42 wookinponub September 14, 2010 at 8:04 pm

Who benefited from the wealth generated after WW2? Who benefits from our short attention span, political divisiveness, and gadget craving? Who benefits from the current economic conditions? You need to find that group and ask them to get more pertinent information on this debate.
Something I’ve noticed reading all this is that some commenters seem to think they are not part of the short attention span theater we live in these days and are viewing the situation from outside, or even above. I call bullshit.

43 madar September 14, 2010 at 10:12 pm

I get the feeling that Korean students do poorly in undergrad programs overseas due to the fact the education system here peaks at the end of high school. You can pass an undergrad program in Korea with perfect attendance alone, (Scary but true). After the grueling high school years many Koreans use undergrad as a chance to enjoy life, finally out from under the pressure of hogwan hell, with the confidence that, especially if they are in a SKY university, they will find a good job after college. However, heading into an overseas college with this attitude will get them expelled before they have time to re-adjust.

44 WangKon936 September 15, 2010 at 12:18 am

feld_dog,

Plus… the U.S. didn’t have much competition in 1945. B-17s and B-29s wrecked the factories in Germany and Japan and China was in its Communist sanitorium (by 1950).

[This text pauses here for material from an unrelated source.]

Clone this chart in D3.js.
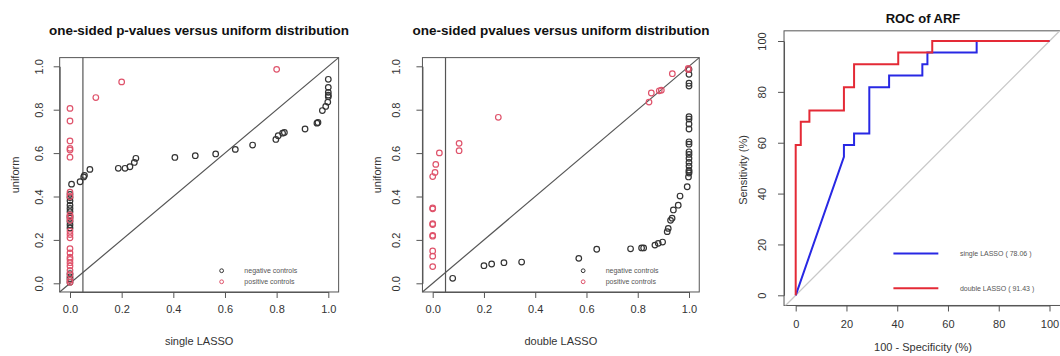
<!DOCTYPE html>
<html lang="en">
<head>
<meta charset="UTF-8">
<title>p-values versus uniform / ROC of ARF</title>
<script src="https://d3js.org/d3.v7.min.js"></script>
<style>
  * { margin: 0; padding: 0; box-sizing: border-box; }
  body { background: #fff; font-family: "Liberation Sans", Arial, sans-serif; }
  .tick text { fill: #333; font-size: 11px; }
  .tick line, .domain { stroke: #555; }
</style>
</head>
<body>
<div id="chart"></div>
<script>
// ---- panel 1: single LASSO ----
const p1NegX = [0, 0, 0, 0, 0, 0, 0, 0, 0, 0, 0, 0, 0, 0, 0,
  0.006, 0.039, 0.053, 0.056, 0.077, 0.187, 0.213, 0.232, 0.249, 0.255, 0.406, 0.485, 0.564, 0.64, 0.707,
  0.797, 0.806, 0.823, 0.83, 0.91, 0.956, 0.96, 0.977, 0.99, 0.998, 1, 1, 1, 1, 1];
const p1NegY = [0.005, 0.02, 0.03, 0.045, 0.255, 0.27, 0.285, 0.3, 0.31, 0.33, 0.345, 0.36, 0.38, 0.395, 0.41,
  0.457, 0.468, 0.49, 0.497, 0.525, 0.53, 0.53, 0.537, 0.557, 0.576, 0.58, 0.588, 0.596, 0.617, 0.637,
  0.663, 0.68, 0.692, 0.695, 0.711, 0.738, 0.741, 0.796, 0.815, 0.835, 0.86, 0.867, 0.88, 0.903, 0.94];
const p1PosX = [0, 0, 0, 0, 0, 0, 0, 0, 0, 0, 0, 0, 0, 0, 0, 0, 0, 0, 0, 0, 0, 0, 0, 0, 0.1, 0.2, 0.8];
const p1PosY = [0.005, 0.015, 0.04, 0.06, 0.08, 0.095, 0.11, 0.12, 0.14, 0.16, 0.21, 0.225, 0.24, 0.29, 0.305,
  0.315, 0.4, 0.42, 0.581, 0.614, 0.622, 0.656, 0.748, 0.806, 0.856, 0.928, 0.986];

// ---- panel 2: double LASSO ----
const p2NegX = [0.078, 0.2, 0.23, 0.278, 0.347, 0.57, 0.64, 0.772, 0.815, 0.823, 0.867, 0.88, 0.897, 0.915, 0.919,
  0.928, 0.934, 0.939, 0.958, 0.965, 0.993, 0.998, 1, 1, 1, 1, 1, 1, 1, 1, 1, 1, 1, 1, 1, 1, 1, 1, 1, 1];
const p2NegY = [0.023, 0.081, 0.089, 0.095, 0.098, 0.115, 0.157, 0.159, 0.163, 0.163, 0.176, 0.184, 0.19, 0.238, 0.253,
  0.29, 0.3, 0.338, 0.36, 0.402, 0.445, 0.49, 0.508, 0.515, 0.522, 0.54, 0.557, 0.576, 0.594, 0.606,
  0.641, 0.652, 0.711, 0.734, 0.757, 0.768, 0.909, 0.922, 0.963, 0.986];
const p2PosX = [0, 0, 0, 0, 0, 0, 0, 0, 0, 0, 0.009, 0.012, 0.026, 0.103, 0.103, 0.256,
  0.844, 0.853, 0.884, 0.892, 0.935, 0.997, 0.997];
const p2PosY = [0.077, 0.125, 0.149, 0.217, 0.221, 0.271, 0.275, 0.343, 0.347, 0.492, 0.511, 0.548, 0.601, 0.611, 0.645, 0.765,
  0.835, 0.877, 0.887, 0.89, 0.966, 0.99, 0.985];

const pTicks = [0, 0.2, 0.4, 0.6, 0.8, 1.0];
const legendLabels = ["negative controls", "positive controls"];

// ---- panel 3: ROC ----
const rocSingleX = [0, 19, 19, 23, 23, 29, 29, 36.8, 36.8, 49.9, 49.9, 51.9, 51.9, 71.3, 71.3, 100];
const rocSingleY = [0, 54.5, 59.1, 59.1, 63.6, 63.6, 81.8, 81.8, 86.4, 86.4, 90.9, 90.9, 95.5, 95.5, 100, 100];
const rocDoubleX = [0, 0, 2, 2, 5.4, 5.4, 19, 19, 23, 23, 40.4, 40.4, 53.8, 53.8, 100];
const rocDoubleY = [0, 59.1, 59.1, 68.2, 68.2, 72.7, 72.7, 81.8, 81.8, 90.9, 90.9, 95.5, 95.5, 100, 100];
const rocTicks = [0, 20, 40, 60, 80, 100];
const rocLabels = ["single LASSO ( 78.06 )", "double LASSO ( 91.43 )"];

const negCol = "#333333", posCol = "#df536b";
const blue = "#2828e4", red = "#e42a36";

const svg = d3.select("#chart").append("svg")
  .attr("width", 1060).attr("height", 356);

function yAxisRot(g, off) {
  g.selectAll(".tick text")
    .attr("x", 0).attr("dy", "0.35em")
    .attr("text-anchor", "middle")
    .attr("transform", `translate(${-off},0) rotate(-90)`);
}

function qqPanel(c) {
  const x = d3.scaleLinear().domain([0, 1]).range([c.x0, c.x1]);
  const y = d3.scaleLinear().domain([0, 1]).range([283.3, 66.3]);
  const g = svg.append("g");

  g.append("rect")
    .attr("x", x(-0.04)).attr("y", y(1.04))
    .attr("width", x(1.04) - x(-0.04)).attr("height", y(-0.04) - y(1.04))
    .attr("fill", "none").attr("stroke", "#555").attr("stroke-width", 1);

  g.append("g").attr("transform", `translate(0,${y(-0.04)})`)
    .call(d3.axisBottom(x).tickValues(pTicks).tickFormat(d3.format(".1f")).tickSize(6).tickSizeOuter(0))
    .call(a => a.selectAll(".tick text").attr("y", 13));

  g.append("g").attr("transform", `translate(${x(-0.04)},0)`)
    .call(d3.axisLeft(y).tickValues(pTicks).tickFormat(d3.format(".1f")).tickSize(6).tickSizeOuter(0))
    .call(a => yAxisRot(a, c.labOff));

  // reference lines
  g.append("line")
    .attr("x1", x(-0.04)).attr("y1", y(-0.04)).attr("x2", x(1.04)).attr("y2", y(1.04))
    .attr("stroke", "#555").attr("stroke-width", 1.2);
  g.append("line")
    .attr("x1", x(0.05)).attr("x2", x(0.05)).attr("y1", y(-0.04)).attr("y2", y(1.04))
    .attr("stroke", "#555").attr("stroke-width", 1.2);

  g.selectAll(".neg").data(d3.zip(c.negX, c.negY)).enter()
    .append("circle").attr("class", "neg")
    .attr("cx", d => x(d[0])).attr("cy", d => y(d[1])).attr("r", 2.8)
    .attr("fill", "none").attr("stroke", negCol).attr("stroke-width", 1.2);
  g.selectAll(".pos").data(d3.zip(c.posX, c.posY)).enter()
    .append("circle").attr("class", "pos")
    .attr("cx", d => x(d[0])).attr("cy", d => y(d[1])).attr("r", 2.8)
    .attr("fill", "none").attr("stroke", posCol).attr("stroke-width", 1.2);

  // legend
  [negCol, posCol].forEach((col, i) => {
    const ly = y(0.058 - i * 0.051);
    g.append("circle").attr("cx", x(0.587)).attr("cy", ly).attr("r", 1.9)
      .attr("fill", "none").attr("stroke", col).attr("stroke-width", 1);
    g.append("text").attr("x", x(0.675)).attr("y", ly).attr("dy", "0.35em")
      .style("font-size", "7px").attr("fill", "#555").text(legendLabels[i]);
  });

  g.append("text").attr("x", c.titleX).attr("y", 35)
    .attr("text-anchor", "middle").style("font-size", "13px").style("font-weight", "bold")
    .attr("fill", "#111").attr("textLength", c.titleW).attr("lengthAdjust", "spacingAndGlyphs")
    .text(c.title);
  g.append("text").attr("x", (c.x0 + c.x1) / 2).attr("y", 345)
    .attr("text-anchor", "middle").style("font-size", "11px").attr("fill", "#333")
    .text(c.xlab);
  g.append("text").attr("transform", `translate(${c.ylabX},175) rotate(-90)`)
    .attr("text-anchor", "middle").attr("dy", "0.35em").style("font-size", "11px").attr("fill", "#333")
    .text("uniform");
}

qqPanel({ x0: 70, x1: 328.3, negX: p1NegX, negY: p1NegY, posX: p1PosX, posY: p1PosY,
  labOff: 21, ylabX: 15, titleX: 199, titleW: 300,
  title: "one-sided p-values versus uniform distribution", xlab: "single LASSO" });
qqPanel({ x0: 432.7, x1: 689, negX: p2NegX, negY: p2NegY, posX: p2PosX, posY: p2PosY,
  labOff: 26, ylabX: 377.5, titleX: 561, titleW: 297,
  title: "one-sided pvalues versus uniform distribution", xlab: "double LASSO" });

// ---- ROC panel ----
const rx = d3.scaleLinear().domain([0, 100]).range([795.7, 1049.5]);
const ry = d3.scaleLinear().domain([0, 100]).range([295.3, 41]);
const rg = svg.append("g");

rg.append("defs").append("clipPath").attr("id", "rocclip")
  .append("rect").attr("x", rx(-4.6)).attr("y", ry(104))
  .attr("width", rx(105) - rx(-4.6)).attr("height", ry(-4) - ry(104));

rg.append("rect")
  .attr("x", rx(-4.6)).attr("y", ry(104))
  .attr("width", rx(105) - rx(-4.6)).attr("height", ry(-4) - ry(104))
  .attr("fill", "none").attr("stroke", "#555").attr("stroke-width", 1);

rg.append("g").attr("transform", `translate(0,${ry(-4)})`)
  .call(d3.axisBottom(rx).tickValues(rocTicks).tickSize(6).tickSizeOuter(0))
  .call(a => a.selectAll(".tick text").attr("y", 15));
rg.append("g").attr("transform", `translate(${rx(-4.6)},0)`)
  .call(d3.axisLeft(ry).tickValues(rocTicks).tickSize(6).tickSizeOuter(0))
  .call(a => yAxisRot(a, 22));

rg.append("line").attr("clip-path", "url(#rocclip)")
  .attr("x1", rx(-10)).attr("y1", ry(-10)).attr("x2", rx(110)).attr("y2", ry(110))
  .attr("stroke", "#c8c8c8").attr("stroke-width", 1.3);

const rline = d3.line().x(d => rx(d[0])).y(d => ry(d[1]));
rg.append("path").datum(d3.zip(rocSingleX, rocSingleY)).attr("d", rline)
  .attr("fill", "none").attr("stroke", blue).attr("stroke-width", 2);
rg.append("path").datum(d3.zip(rocDoubleX, rocDoubleY)).attr("d", rline)
  .attr("fill", "none").attr("stroke", red).attr("stroke-width", 2);

[blue, red].forEach((col, i) => {
  const ly = ry(i === 0 ? 16.4 : 2.75);
  rg.append("line").attr("x1", rx(38.5)).attr("x2", rx(56.2)).attr("y1", ly).attr("y2", ly)
    .attr("stroke", col).attr("stroke-width", 2);
  rg.append("text").attr("x", rx(64.7)).attr("y", ly).attr("dy", "0.35em")
    .style("font-size", "7px").attr("fill", "#555").text(rocLabels[i]);
});

rg.append("text").attr("x", 923).attr("y", 23)
  .attr("text-anchor", "middle").style("font-size", "13px").style("font-weight", "bold")
  .attr("fill", "#111").text("ROC of ARF");
rg.append("text").attr("x", 923).attr("y", 351)
  .attr("text-anchor", "middle").style("font-size", "11px").attr("fill", "#333")
  .text("100 - Specificity (%)");
rg.append("text").attr("transform", "translate(743,170) rotate(-90)")
  .attr("text-anchor", "middle").attr("dy", "0.35em").style("font-size", "11px").attr("fill", "#333")
  .text("Sensitivity (%)");
</script>
</body>
</html>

45 Yu Bum Suk September 15, 2010 at 12:54 pm

“100 years ago, 1910. This was when Korea got occupied by Japanese troops and have surrendered their government to Japan. Korean kids probably still wore traditional attire and went to confucian school at that moment. Korea was still in 17th (era) century back in 100 years ago. While American kids were living in free country with 20th (era) century. We’re comparing what Tibetan kids today with Japanese kids, big difference. This was what Korean kids back in 100 years ago.”

Um, nobody’s comparing Korean kids 100 years ago to anyone, in case you haven’t noticed. Considering that life expectancy back then was something like 24 I’m sure they had other worries.

46 Koreansentry September 15, 2010 at 3:29 pm

^ That’s why you called yourself as Bum Suck. I don’t think you have understood my comment fully. You need to learn better English, may be because you have been living in Korea for too long.

I was simply making my comment on the article. Life expectancy in any countries with Tibetan condition would have been very low anyway. Just look at Afghanistan and Tibet right now, that was same reality for most Korean kids at that time. Australian aborigines life expectancy is also very low and yes we’re in 21sth century, looks like this is pretty much similar to American natives in North America too.

47 silver surfer September 15, 2010 at 9:58 pm

America is still in control of a large part of the world’s basic resources, especially food, and the value of basic resources is going to keep going up as global competition intensifies.